Alessio. Maria, tu vieni da un posto del Paese Catalano che è l'isola di Mallorca, un ecosistema ancora più fragile, luogo di grande vocazione turistica, ma anche scrigno di grandi tradizioni culturali, che con la tua voce hai reso celebri nel mondo. Nella società massificata, dove la cultura è un prodotto generalista da supermercato, il piccolo prende sempre più importanza.
Maria
. Per me il piccolo è universale. Tutte le cose più piccole sono le più universali che esistano. Per me è sempre stato così, non solo ora.

Alessio. Tu hai anche cantato molti versi dei poeti, che nell'industria culturale moderna non trovano più collocazioni.
Maria
. Moltissimi poeti: è la parte più importante del mio lavoro. La poesia è la scienza alchemica della letteratura. Un buon poeta è il miglior scrittore possibile, anche di canzoni. Io credo che i poeti non mentano mai, dicono sempre la verità.

Alessio. Tu aiuti questi poeti a uscire dai libri e arrivare per le strade nelle orecchie della gente.
Maria
. Si, può darsi... ma non può bastarmi: io spero con le mie canzoni di spingere la gente a leggere più poesie, a prendere i libri di poesia. Non basta ascoltare, bisogna vivere la poesia. Così attraverso i dischi, ma soprattutto i libri, la poesia deve entrare in ogni casa. Solo così la poesia può aiutare le persone in ogni senso. Bisogna sempre vivere con la poesia, è l'unica cosa che da soluzioni alla nostra vita, al nostro pensiero, alla nostra spiritualità, mettendo in comunicazione la nostra geografia e il nostro universo.

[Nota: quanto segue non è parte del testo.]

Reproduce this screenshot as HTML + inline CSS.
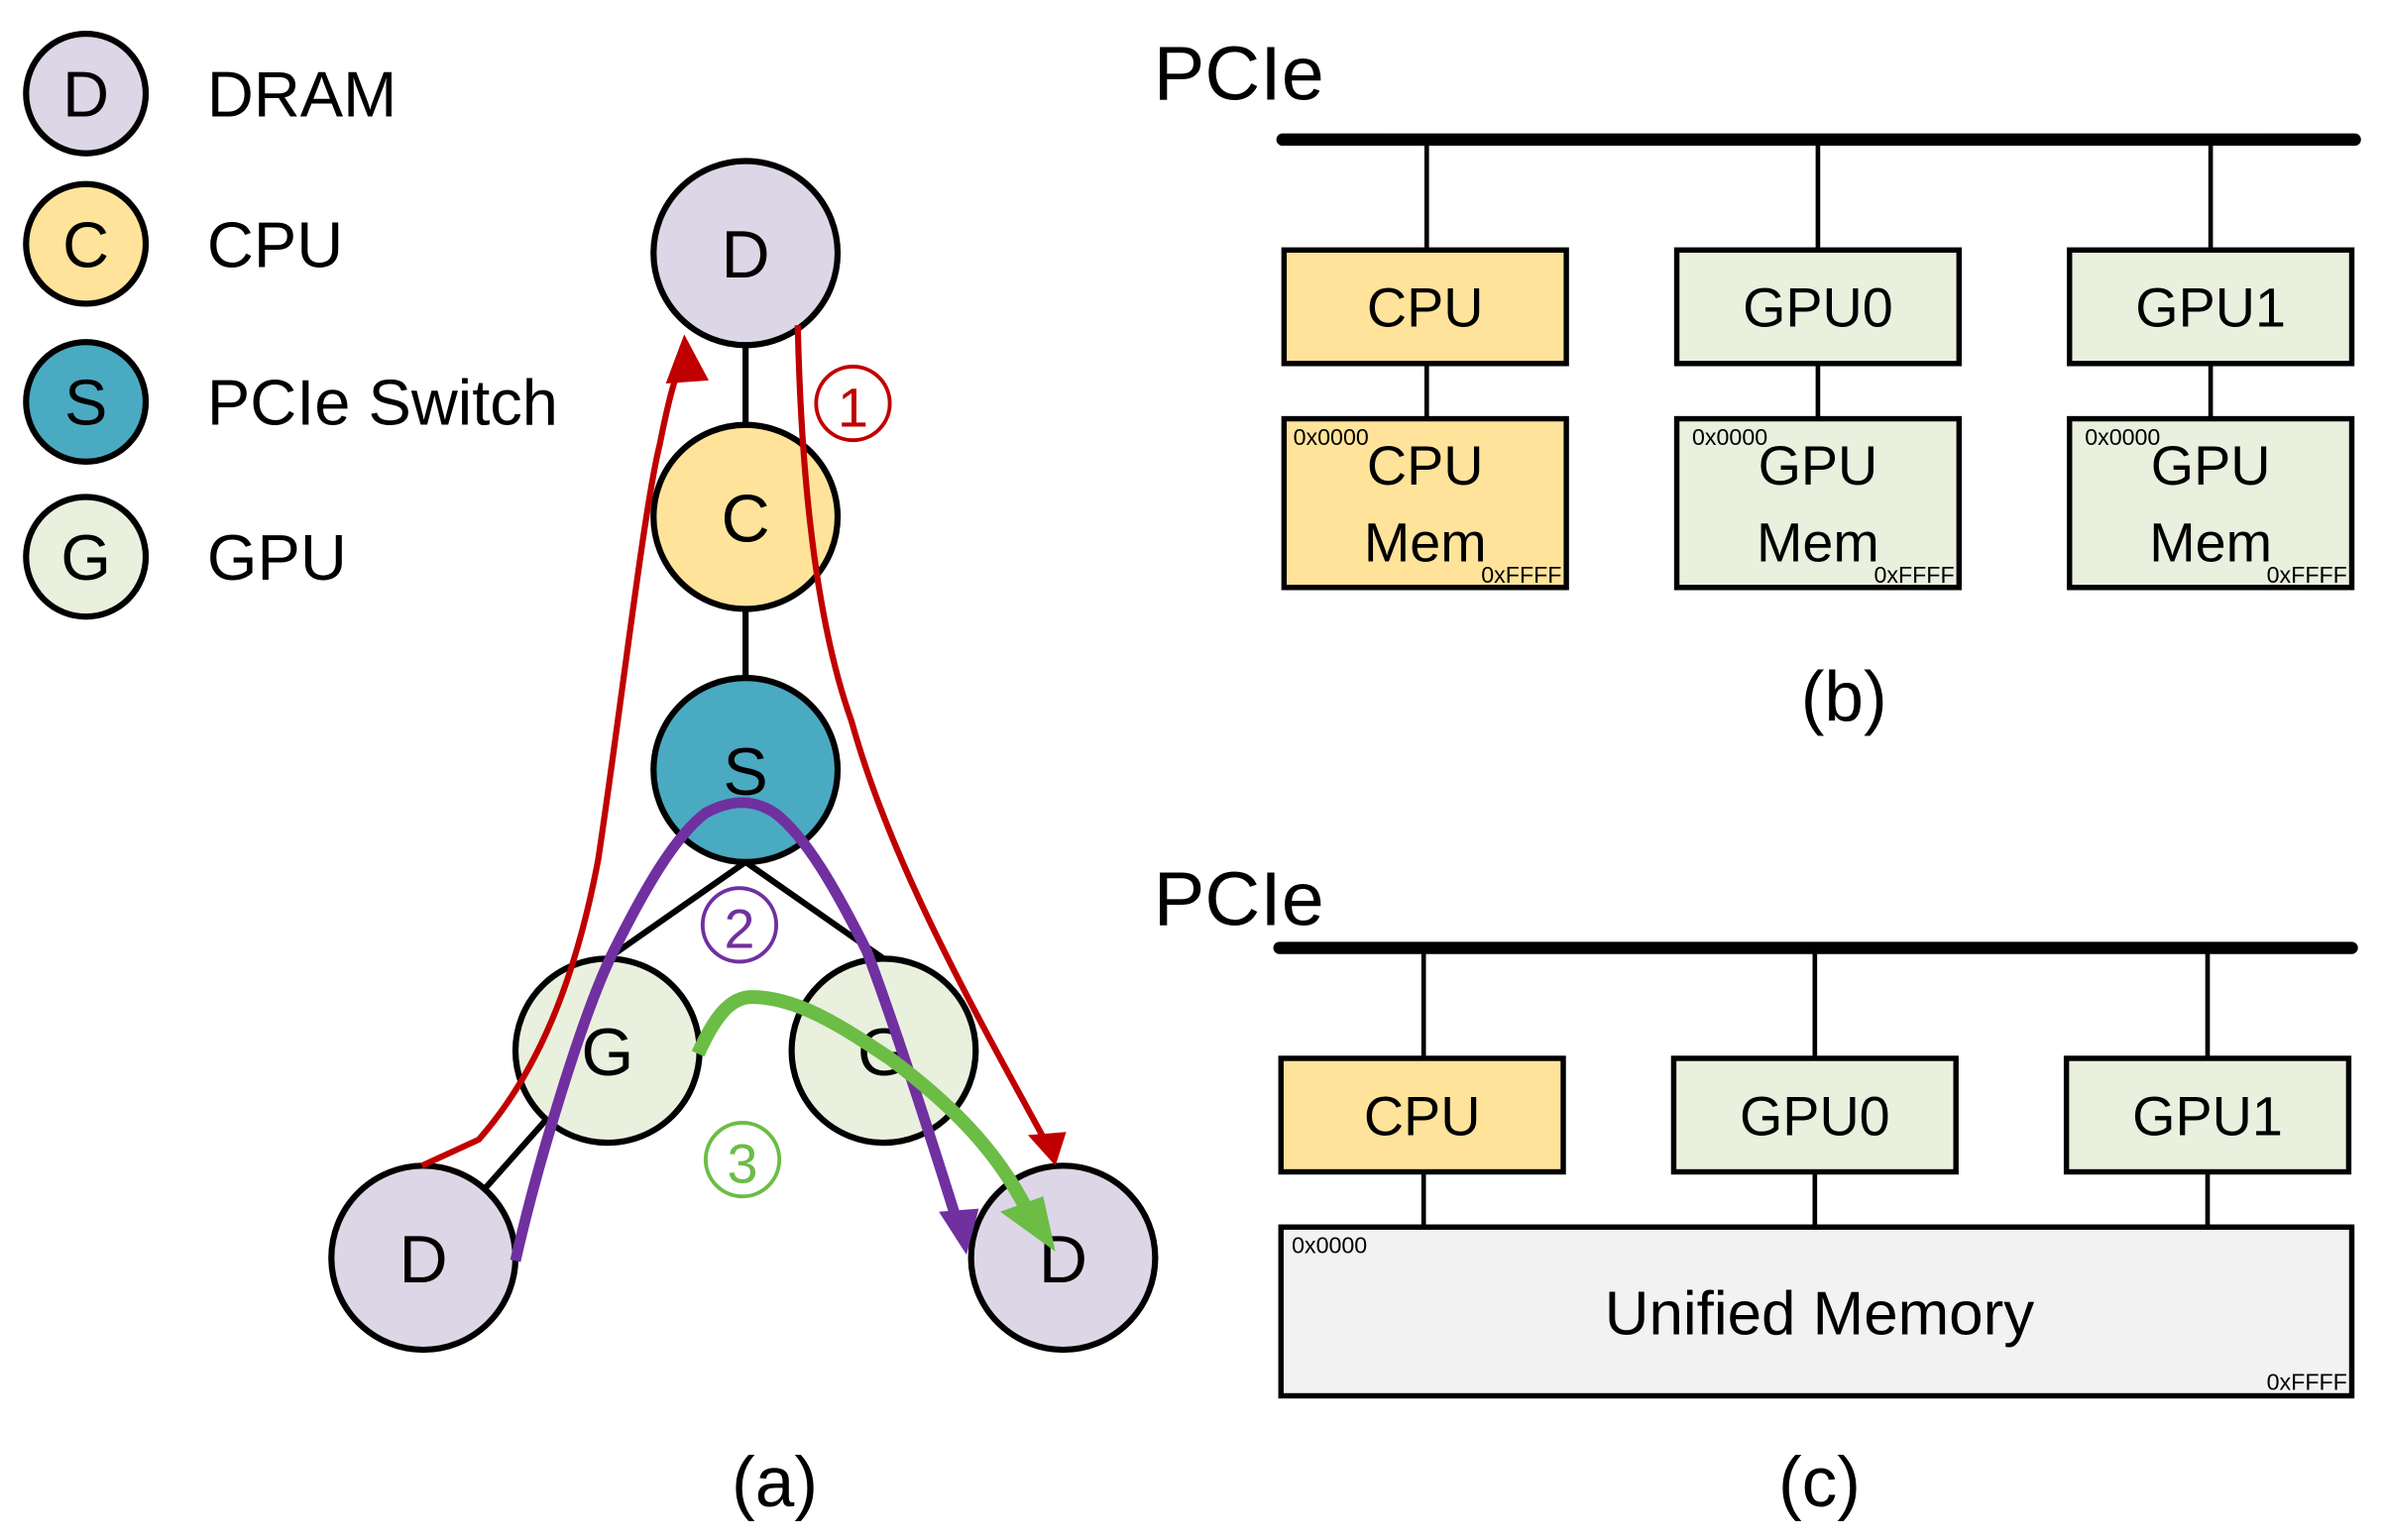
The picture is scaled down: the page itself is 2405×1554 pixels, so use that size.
<!DOCTYPE html>
<html><head><meta charset="utf-8"><style>
html,body{margin:0;padding:0;background:#fff;}
svg{display:block;}
text{font-family:"Liberation Sans",sans-serif;}
</style></head><body>
<svg width="2405" height="1554" viewBox="0 0 1554 1004" preserveAspectRatio="none">
<g stroke="#000" stroke-width="4">
<circle cx="56" cy="61" r="39" fill="#dcd6e6"/>
<circle cx="56" cy="159" r="39" fill="#ffe39a"/>
<circle cx="56" cy="262" r="39" fill="#4aaac2"/>
<circle cx="56" cy="363" r="39" fill="#e9f0de"/>
</g>
<g font-size="42" fill="#000">
<text x="56" y="76" text-anchor="middle">D</text>
<text x="56" y="174" text-anchor="middle">C</text>
<text x="56" y="277" text-anchor="middle">S</text>
<text x="56" y="378" text-anchor="middle">G</text>
<text x="135" y="76">DRAM</text>
<text x="135" y="174">CPU</text>
<text x="135" y="277">PCIe Switch</text>
<text x="135" y="378">GPU</text>
</g>
<g stroke="#000" stroke-width="4">
<line x1="486" y1="165" x2="486" y2="502"/>
<line x1="486" y1="562" x2="396" y2="625"/>
<line x1="486" y1="562" x2="576" y2="625"/>
<line x1="396" y1="685" x2="276" y2="820"/>
<circle cx="486" cy="165" r="60" fill="#dcd6e6"/>
<circle cx="486" cy="337" r="60" fill="#ffe39a"/>
<circle cx="486" cy="502" r="60" fill="#4aaac2"/>
<circle cx="396" cy="685" r="60" fill="#e9f0de"/>
<circle cx="576" cy="685" r="60" fill="#e9f0de"/>
<circle cx="276" cy="820" r="60" fill="#dcd6e6"/>
<circle cx="693" cy="820" r="60" fill="#dcd6e6"/>
</g>
<g font-size="44" fill="#000" text-anchor="middle">
<text x="486" y="181">D</text>
<text x="486" y="353">C</text>
<text x="486" y="518">S</text>
<text x="396" y="701">G</text>
<text x="576" y="701">G</text>
<text x="276" y="836">D</text>
<text x="693" y="836">D</text>
</g>
<g fill="none" stroke="#c00000" stroke-width="4">
<path d="M275,760 L312,743 C350,700 375,640 390,560 C405,460 420,330 430,290 C436,260 440,245 446,232"/>
<path d="M520,212 C522,300 530,400 555,470 C580,560 630,650 682,745"/>
</g>
<polygon points="446,218 434,250 462,248" fill="#c00000"/>
<polygon points="688,760 670,740 695,738" fill="#c00000"/>
<circle cx="556" cy="263" r="24" fill="none" stroke="#c00000" stroke-width="2.5"/>
<text x="556" y="278" font-size="36" fill="#c00000" text-anchor="middle">1</text>
<path d="M336,822 C350,760 380,660 400,620 C420,580 440,545 460,530 C475,522 490,520 505,530 C525,545 545,580 565,620 C580,660 600,720 625,800" fill="none" stroke="#7030a0" stroke-width="7"/>
<polygon points="630,818 612,790 638,788" fill="#7030a0"/>
<circle cx="482" cy="603" r="24" fill="none" stroke="#7030a0" stroke-width="2.5"/>
<text x="482" y="618" font-size="36" fill="#7030a0" text-anchor="middle">2</text>
<path d="M455,687 C465,665 475,650 490,650 C520,650 550,670 580,690 C620,720 650,750 670,790" fill="none" stroke="#6bbd45" stroke-width="9"/>
<polygon points="688,816 652,790 680,780" fill="#6bbd45"/>
<circle cx="484" cy="756" r="24" fill="none" stroke="#6bbd45" stroke-width="2.5"/>
<text x="484" y="771" font-size="36" fill="#6bbd45" text-anchor="middle">3</text>
<text x="505" y="982" font-size="46" text-anchor="middle">(a)</text>
<text x="752" y="65" font-size="50">PCIe</text>
<line x1="836" y1="91" x2="1535" y2="91" stroke="#000" stroke-width="8" stroke-linecap="round"/>
<g stroke="#000" stroke-width="3">
<line x1="930" y1="91" x2="930" y2="273"/>
<line x1="1185" y1="91" x2="1185" y2="273"/>
<line x1="1441" y1="91" x2="1441" y2="273"/>
</g>
<g stroke="#000" stroke-width="3.5">
<rect x="837" y="163" width="184" height="74" fill="#ffe39a"/>
<rect x="1093" y="163" width="184" height="74" fill="#e9f0de"/>
<rect x="1349" y="163" width="184" height="74" fill="#e9f0de"/>
<rect x="837" y="273" width="184" height="110" fill="#ffe39a"/>
<rect x="1093" y="273" width="184" height="110" fill="#e9f0de"/>
<rect x="1349" y="273" width="184" height="110" fill="#e9f0de"/>
</g>
<g font-size="36" text-anchor="middle">
<text x="929" y="213">CPU</text>
<text x="1185" y="213">GPU0</text>
<text x="1441" y="213">GPU1</text>
<text x="929" y="316">CPU</text><text x="929" y="366">Mem</text>
<text x="1185" y="316">GPU</text><text x="1185" y="366">Mem</text>
<text x="1441" y="316">GPU</text><text x="1441" y="366">Mem</text>
</g>
<g font-size="15">
<text x="843" y="290">0x0000</text><text x="1103" y="290">0x0000</text><text x="1359" y="290">0x0000</text>
<text x="1018" y="380" text-anchor="end">0xFFFF</text><text x="1274" y="380" text-anchor="end">0xFFFF</text><text x="1530" y="380" text-anchor="end">0xFFFF</text>
</g>
<text x="1202" y="470" font-size="46" text-anchor="middle">(b)</text>
<text x="752" y="603" font-size="50">PCIe</text>
<line x1="834" y1="618" x2="1533" y2="618" stroke="#000" stroke-width="8" stroke-linecap="round"/>
<g stroke="#000" stroke-width="3">
<line x1="928" y1="618" x2="928" y2="800"/>
<line x1="1183" y1="618" x2="1183" y2="800"/>
<line x1="1439" y1="618" x2="1439" y2="800"/>
</g>
<g stroke="#000" stroke-width="3.5">
<rect x="835" y="690" width="184" height="74" fill="#ffe39a"/>
<rect x="1091" y="690" width="184" height="74" fill="#e9f0de"/>
<rect x="1347" y="690" width="184" height="74" fill="#e9f0de"/>
<rect x="835" y="800" width="698" height="110" fill="#f2f2f2"/>
</g>
<g font-size="36" text-anchor="middle">
<text x="927" y="740">CPU</text>
<text x="1183" y="740">GPU0</text>
<text x="1439" y="740">GPU1</text>
<text x="1186" y="870" font-size="40">Unified Memory</text>
</g>
<text x="842" y="817" font-size="15">0x0000</text>
<text x="1530" y="906" font-size="15" text-anchor="end">0xFFFF</text>
<text x="1186" y="982" font-size="46" text-anchor="middle">(c)</text>
</svg>
</body></html>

Alessio. Ed è nel canto che tu trovi un equilibrio che tiene assieme parole e la musica, mentre oggi le parole sembrano un po' nascondersi dietro la musica più violenta.
Maria
. Se la musica non aiuta le parole è la fine della canzone.

Alessio. Ti senti una sorta di ambasciatrice degli ultimi poeti in canzone?
Maria
. Sono solo una persona che ama molto la poesia.

Alessio. Spesso hai lavorato anche sulle canzoni popolari della tua terra.
Maria
. Nella musica popolare c'è una grandissima poesia, ho sempre trovato nelle canzoni popolari che ho cantato poeti giganteschi... solo che questi poeti popolari sono anonimi.